### What to do:
Pictures stay out. Extract the lines below from the first one through the line with "from matplotlib.patches import Rectangle", both included.

### Working data:

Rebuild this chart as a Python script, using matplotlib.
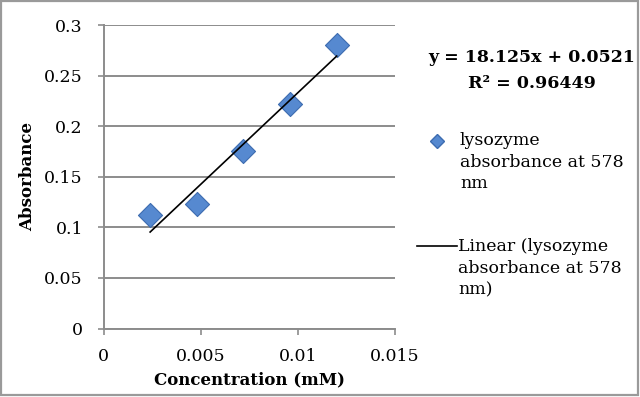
import numpy as np
import matplotlib
matplotlib.use("Agg")
import matplotlib.pyplot as plt
from matplotlib.lines import Line2D
from matplotlib.patches import Rectangle

# data
concentration = [0.0024, 0.0048, 0.0072, 0.0096, 0.0120]
absorbance = [0.112, 0.1226, 0.1755, 0.2216, 0.2799]
x_ticks = [0, 0.005, 0.01, 0.015]
x_tick_labels = ["0", "0.005", "0.01", "0.015"]
y_ticks = [0, 0.05, 0.1, 0.15, 0.2, 0.25, 0.3]
y_tick_labels = ["0", "0.05", "0.1", "0.15", "0.2", "0.25", "0.3"]
equation = "y = 18.125x + 0.0521"
r_squared = "R² = 0.96449"
series_label = "lysozyme\nabsorbance at 578\nnm"
trend_label = "Linear (lysozyme\nabsorbance at 578\nnm)"

GRID = "#8c8c8c"
BLUE = "#5689d0"
BLUE_EDGE = "#3d6cb0"
W, H = 640, 397

plt.rcParams["font.family"] = ["DejaVu Serif"]

fig = plt.figure(figsize=(W / 100, H / 100), dpi=100, facecolor="white")
ax = fig.add_axes([103.5 / W, (H - 328.5) / H, (395 - 103.5) / W, (328.5 - 25) / H])

ax.scatter(concentration, absorbance, marker="D", s=150, color=BLUE,
           edgecolor=BLUE_EDGE, linewidth=0.8, zorder=3, clip_on=False)

slope, intercept = np.polyfit(concentration, absorbance, 1)
xs = np.array([min(concentration), max(concentration)])
ax.plot(xs, slope * xs + intercept, color="black", linewidth=1.2, zorder=4)

ax.set_xlim(0, 0.015)
ax.set_ylim(0, 0.3)
ax.set_xticks(x_ticks)
ax.set_xticklabels(x_tick_labels)
ax.set_yticks(y_ticks)
ax.set_yticklabels(y_tick_labels)
ax.tick_params(direction="out", length=4.3, width=1.2, color=GRID,
               labelsize=12.5)
ax.tick_params(axis="y", pad=10.5)
ax.tick_params(axis="x", pad=10)
ax.yaxis.grid(True, color=GRID, linewidth=1.4)
ax.set_axisbelow(True)
for side in ("top", "right"):
    ax.spines[side].set_visible(False)
for side in ("left", "bottom"):
    ax.spines[side].set_color(GRID)
    ax.spines[side].set_linewidth(1.4)

ax.xaxis.set_label_coords(0.5, -(380 - 328.5) / (328.5 - 25))
ax.yaxis.set_label_coords(-(103.5 - 28) / (395 - 103.5), 0.5)
ax.set_xlabel("Concentration (mM)", fontsize=12, fontweight="bold", va="center")
ax.set_ylabel("Absorbance", fontsize=12, fontweight="bold", va="center")

# trendline equation
fig.text(532 / W, 1 - 58 / H, equation, ha="center", va="center",
         fontsize=12.5, fontweight="bold")
fig.text(532 / W, 1 - 83 / H, r_squared, ha="center", va="center",
         fontsize=12.5, fontweight="bold")

# legend, drawn by hand so the handles sit on the first text line
fig.add_artist(Line2D([437 / W], [1 - 141 / H], marker="D", markersize=7,
                      color=BLUE, markeredgecolor=BLUE_EDGE, linestyle="none"))
fig.text(460 / W, 1 - 132 / H, series_label, ha="left", va="top",
         fontsize=12.5, linespacing=1.35)
fig.add_artist(Line2D([417 / W, 457 / W], [1 - 246 / H, 1 - 246 / H],
                      color="black", linewidth=1.2))
fig.text(458 / W, 1 - 238 / H, trend_label, ha="left", va="top",
         fontsize=12.5, linespacing=1.35)

# chart border
fig.add_artist(Rectangle((1 / W, 2 / H), (W - 3) / W, (H - 3) / H,
                         transform=fig.transFigure, fill=False,
                         edgecolor="#9a9a9a", linewidth=1.6))

fig.savefig("out.png", dpi=100, facecolor="white")
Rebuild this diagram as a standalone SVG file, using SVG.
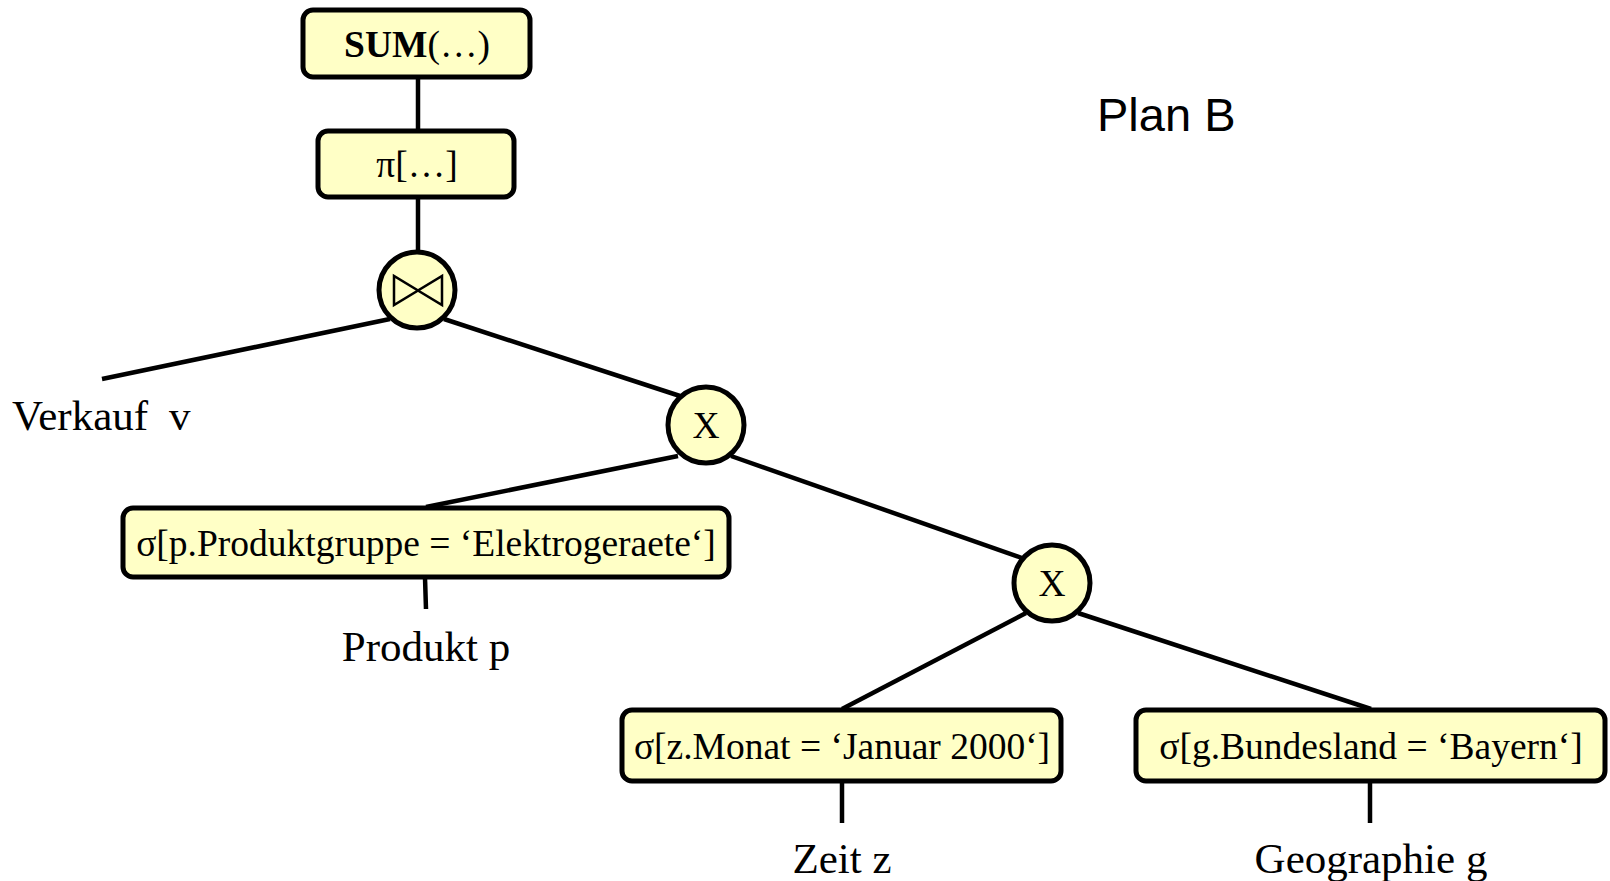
<svg xmlns="http://www.w3.org/2000/svg" width="1610" height="881" viewBox="0 0 1610 881">
<style>
.box{fill:#FFFFC6;stroke:#000;stroke-width:5}
.c{fill:#FFFFC6;stroke:#000;stroke-width:5}
.ln{stroke:#000;stroke-width:4.5;fill:none}
.t{font-family:"Liberation Serif","Times New Roman",serif;font-size:37.5px;fill:#000}
.lb{font-family:"Liberation Serif","Times New Roman",serif;font-size:43px;fill:#000}
.m{text-anchor:middle}
</style>
<rect width="1610" height="881" fill="#fff"/>
<g id="connectors">
<line class="ln" x1="418" y1="79" x2="418" y2="130"/>
<line class="ln" x1="418" y1="198" x2="418" y2="252"/>
<line class="ln" x1="390" y1="319" x2="102" y2="379"/>
<line class="ln" x1="444" y1="319" x2="680" y2="396"/>
<line class="ln" x1="678" y1="456" x2="426" y2="507"/>
<line class="ln" x1="425" y1="578" x2="426" y2="609"/>
<line class="ln" x1="731" y1="456" x2="1022" y2="558"/>
<line class="ln" x1="1026" y1="613" x2="842" y2="709"/>
<line class="ln" x1="1078" y1="613" x2="1371" y2="709"/>
<line class="ln" x1="842" y1="782" x2="842" y2="823"/>
<line class="ln" x1="1370" y1="782" x2="1370" y2="823"/>
</g>
<g id="sum">
<rect class="box" x="303" y="10" width="227" height="67" rx="10"/>
<text class="t m" x="417" y="57"><tspan font-weight="bold">SUM</tspan>(…)</text>
</g>
<g id="proj">
<rect class="box" x="318" y="131" width="196" height="66" rx="10"/>
<text class="t m" x="417" y="177">π[…]</text>
</g>
<g id="join">
<circle class="c" cx="417" cy="290" r="38"/>
<path d="M394 276 L394 305 L418 290.5 Z M442 276 L442 305 L418 290.5 Z" fill="none" stroke="#000" stroke-width="2.5" stroke-linejoin="miter"/>
</g>
<g id="verkauf">
<text class="lb" x="12" y="430">Verkauf</text>
<text class="lb" x="169" y="430">v</text>
</g>
<g id="x1">
<circle class="c" cx="706" cy="425" r="38"/>
<text class="t m" x="706" y="438">X</text>
</g>
<g id="sel1">
<rect class="box" x="123" y="508" width="606" height="69" rx="10"/>
<text class="t m" x="426" y="556">σ[p.Produktgruppe = ‘Elektrogeraete‘]</text>
</g>
<g id="produkt">
<text class="lb m" x="426" y="661">Produkt p</text>
</g>
<g id="x2">
<circle class="c" cx="1052" cy="583" r="38"/>
<text class="t m" x="1052" y="596">X</text>
</g>
<g id="sel2">
<rect class="box" x="622" y="710" width="439" height="71" rx="10"/>
<text class="t m" x="842" y="759">σ[z.Monat = ‘Januar 2000‘]</text>
</g>
<g id="sel3">
<rect class="box" x="1136" y="710" width="469" height="71" rx="10"/>
<text class="t m" x="1371" y="759">σ[g.Bundesland = ‘Bayern‘]</text>
</g>
<g id="zeit">
<text class="lb m" x="842" y="873">Zeit z</text>
</g>
<g id="geo">
<text class="lb m" x="1371" y="873">Geographie g</text>
</g>
<g id="title">
<text x="1097" y="131" style="font-family:'Liberation Sans',Arial,sans-serif;font-size:47px;fill:#000">Plan B</text>
</g>
</svg>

### Solution for this task:
Rebuild this chart as a Python script, using matplotlib.
import numpy as np
import matplotlib
matplotlib.use("Agg")
import matplotlib.pyplot as plt
from matplotlib.lines import Line2D
from matplotlib.patches import Rectangle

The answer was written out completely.